2) Parliament trying to create an executive organ that cannot be questioned by courts




- In accordance with the principle underlying this presumption, the legislature has to respect the “desired state of affairs” and not interfere with or oust the jurisdiction of the judiciary (that is, the courts). By the same token, the executive is also expected to maintain a similar attitude to the courts.


- As the individual’s right to access justice in a court of law can be regarded as “one of the cornerstones of institutional justice”, political powers byway of the legislature and the executive are not expected to infringe or violate this right in any way.




- It is therefore provided, that unless expressly stated or implied in legislation, it is presumed that the legislature does not wish to exclude or restrict the courts’jurisdiction (What this in effect means, is that if it is the intention of the legislature to restrict or oust the jurisdiction of the courts, this must be clearly indicated in the language of the statute that is being considered)




* DeWet v Deetleefs


where Solomon CJ maintained that “in order to oust the jurisdiction of a court of law, it must be clear that such was the intention of the legislature”.




- Generally Parliament had the power to oust the jurisdiction of the courts where it was deemed to be in the public interest.




* R v Padsha


Innes CJ explained that “[i]t is competent for Parliament to oust the jurisdiction of courts of law if it considers such a course advisable in the public interest”.

The presumption that legislation does not intend to change the existing law more than is necessary

* This presumption means that legislation should be interpreted in such a way that it is in accordance with:


- existing law;


- legislation;


- common law;


- customary law; and


- public international law or changes it as little as possible.



Common law


* Seluka v Suskin and Sulkow


The court pointed out that although it is presumed that legislation does not alter the common law, this presumption is rebutted if the legislation in question clearly provides that the common law is being altered.



* Gordon v Standard Merchant Bank


If the legislator expressly alters the common law, the presumption does not arise and the changes must be implemented. This principle was reaffirmed in this Gordon case



Legislation


With regard to legislation, the presumption means that in interpreting a subsequent (following) Act it is assumed that the legislator did not intend to repeal or modify the earlier Act.

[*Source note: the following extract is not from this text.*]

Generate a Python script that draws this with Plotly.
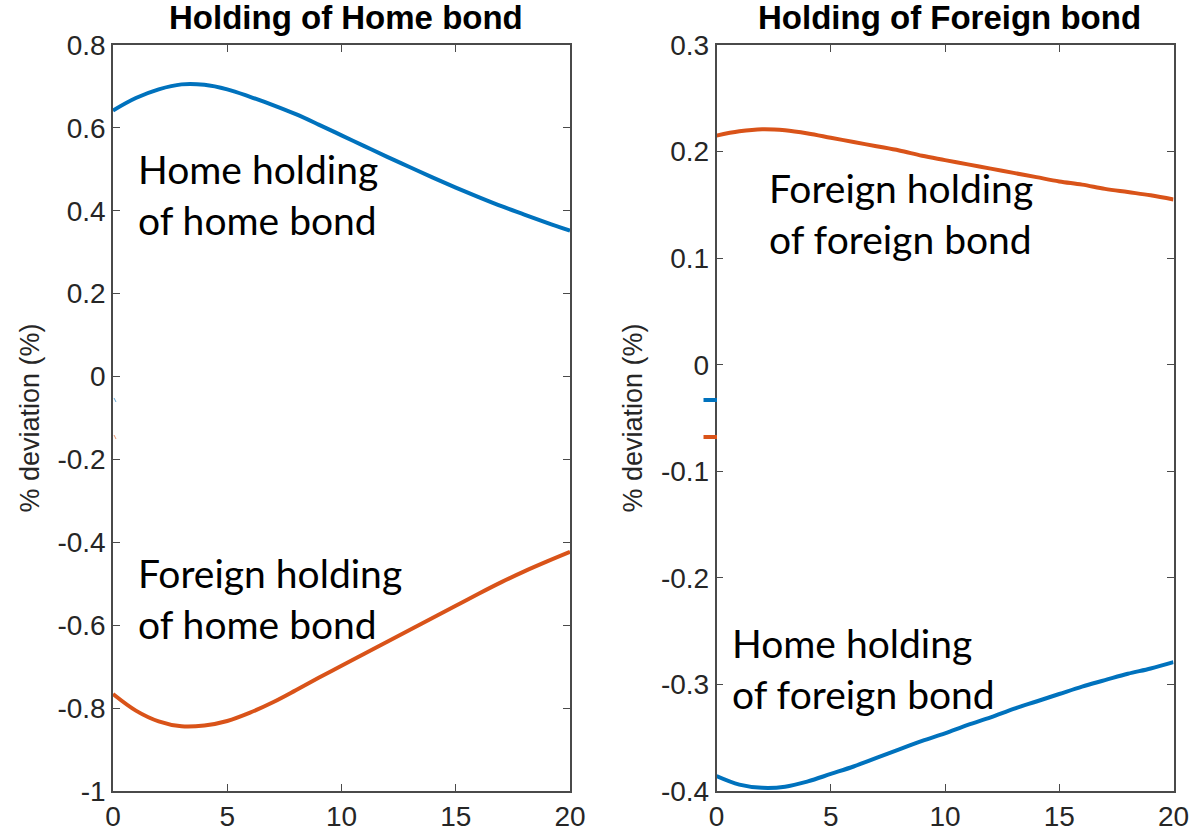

- Any repeal or amendment must be effected expressly or by necessary implication


- These principles also apply to individual provisions of the legislation



* Wendywood Development (Pty) v Rieger


An attempt should be made to read the earlier and the subsequent legislation together and to reconcile them

Statutes do not contain invalid or purposeless provisions

- the variety of terms that are used to describe this particular presumption include “futile”, “nugatory”, “unnecessary”, “meaningless”,“invalid” and “purposeless”



- it ensures that when interpreting statutes, they must be construed to render them effective, intelligible and valid, rather than in a manner that would render them inoperative and purposeless.



- if there are two or more interpretations of a provision, the one that renders the provision valid and meaningful should be given effect to, rather than one that would result in invalidity or confusion



* South African Transport Services v Olgar


if a provision is capable of two meanings, it is necessary to give effect to the meaning which is more consistent with the purpose of the legislation in question



- It is therefore provided that where uncertainty, confusion and conflict are likely to arise, the operation of the presumption ought to favour a construction eliminating these.